Não paro de receber e-mails relacionando o agravamento da pandemia no Rio Grande do Sul àqueles pacientes de Manaus transferidos para cá em fevereiro. A tese tem sido frequente nas redes sociais.
Segundo essas pessoas, a variante mais transmissível do vírus, que surgiu no Amazonas, chegou ao nosso Estado por meio dos doentes que vieram lá de cima. As autoridades daqui, portanto, teriam condenado à morte milhares de gaúchos quando aceitaram acolher os manauaras.
Vamos por partes.
Confesso que também fiquei apreensivo quando anunciaram a chegada dos pacientes de Manaus. Leigo que sou, me perguntei se a operação era mesmo segura, se havia algum risco de a nova cepa se imiscuir entre nós. Mas, em casos assim, que exigem uma avaliação mais técnica, prefiro sempre consultar entendidos no assunto – fiz isso naquela ocasião e também nesta sexta-feira (5), para escrever este texto.
Os infectologistas são unânimes: a hipótese de os amazonenses terem transmitido o vírus para qualquer pessoa no Rio Grande do Sul é praticamente nula. Primeiro, porque o procedimento para trazê-los e interná-los contava com um forte esquema de isolamento. Eles chegaram em aviões da FAB, familiares foram impedidos de acompanhá-los, as equipes que os receberam pareciam astronautas, o transporte nas ambulâncias era sempre individual e, dentro dos hospitais, os pacientes ficaram em alas separadas de todos os outros internados, inclusive dos que tinham covid.
– É muito mais fácil a P1 (variante que surgiu em Manaus) ter chegado aqui por meio de viajantes comuns. Me refiro a pessoas que se deslocaram em voos comerciais, ou em caminhões, ou em qualquer outra forma de transporte. Porque esse pessoal, ao contrário dos pacientes isolados, não se submeteu a qualquer medida de biossegurança – analisa o infectologista Ronaldo Hallal, membro do Comitê Covid-19 da Sociedade Riograndense de Infectologia.
Outro ponto é que todos os manauaras, quando chegaram aqui, já tinham pelo menos 10 dias de evolução da doença. André Luiz Machado, infectologista que atendeu pacientes transferidos para o Hospital Conceição, lembra que a maior necessidade de receber oxigênio ocorre justamente nessa fase – foi para isso, aliás, que os amazonenses vieram.

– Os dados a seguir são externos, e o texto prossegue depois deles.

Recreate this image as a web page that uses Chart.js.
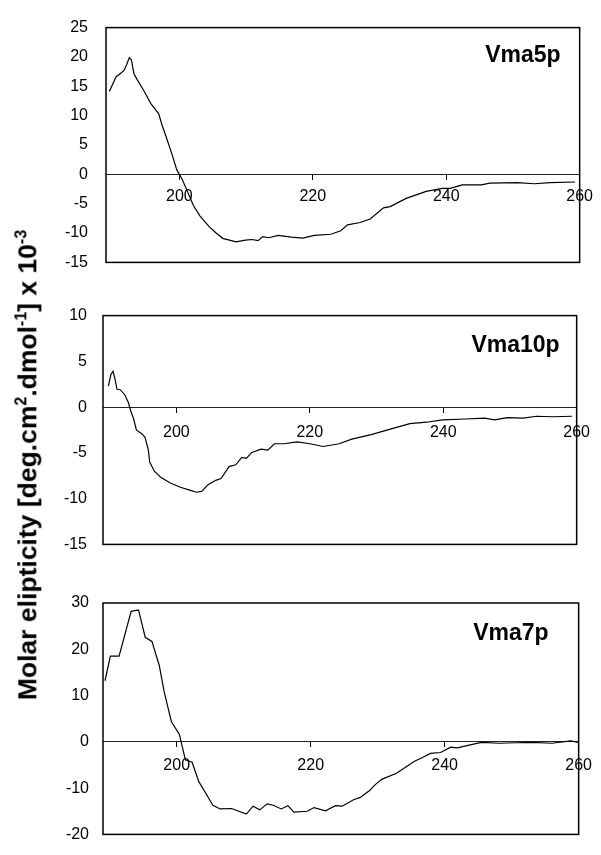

– Mas nessa mesma fase ocorre a diminuição da quantidade de vírus no trato respiratório. Ou seja, a capacidade de infectar outras pessoas fica bastante reduzida. No caso deles, com todo o controle que os cercava, a chance de transmissão era ainda menor – diz André Luiz.
É preciso ter cuidado – e responsabilidade – quando se empurra para alguém a culpa de algo tão sério.
Em resumo, é preciso ter cuidado – e responsabilidade – quando se empurra para alguém a culpa de algo tão sério. Alguns relatos por aí, ao se basear num achismo leviano, soam muito mais como xenofobia do que como contribuições para explicar o fenômeno triste que a gente atravessa.
O epidemiologista Jair Ferreira, professor da UFRGS, diz que os números da pandemia também descartam a hipótese. Se os pacientes de Manaus fossem responsáveis pela propagação da cepa, os municípios por onde eles passaram deveriam, nas últimas semanas, ter apresentado um crescimento de novos casos maior do que nas outras cidades.
– Porque, se a hipótese fosse verdadeira, os primeiros contaminados pela variante estariam nas localidades que receberam esses doentes. Mas Porto Alegre, Canoas e Santa Maria, por exemplo, tiveram um crescimento muito parecido com Caxias, Pelotas ou Novo Hamburgo – diz o epidemiologista.
Quer dizer: o melhor, sempre, é ouvir quem entende do assunto.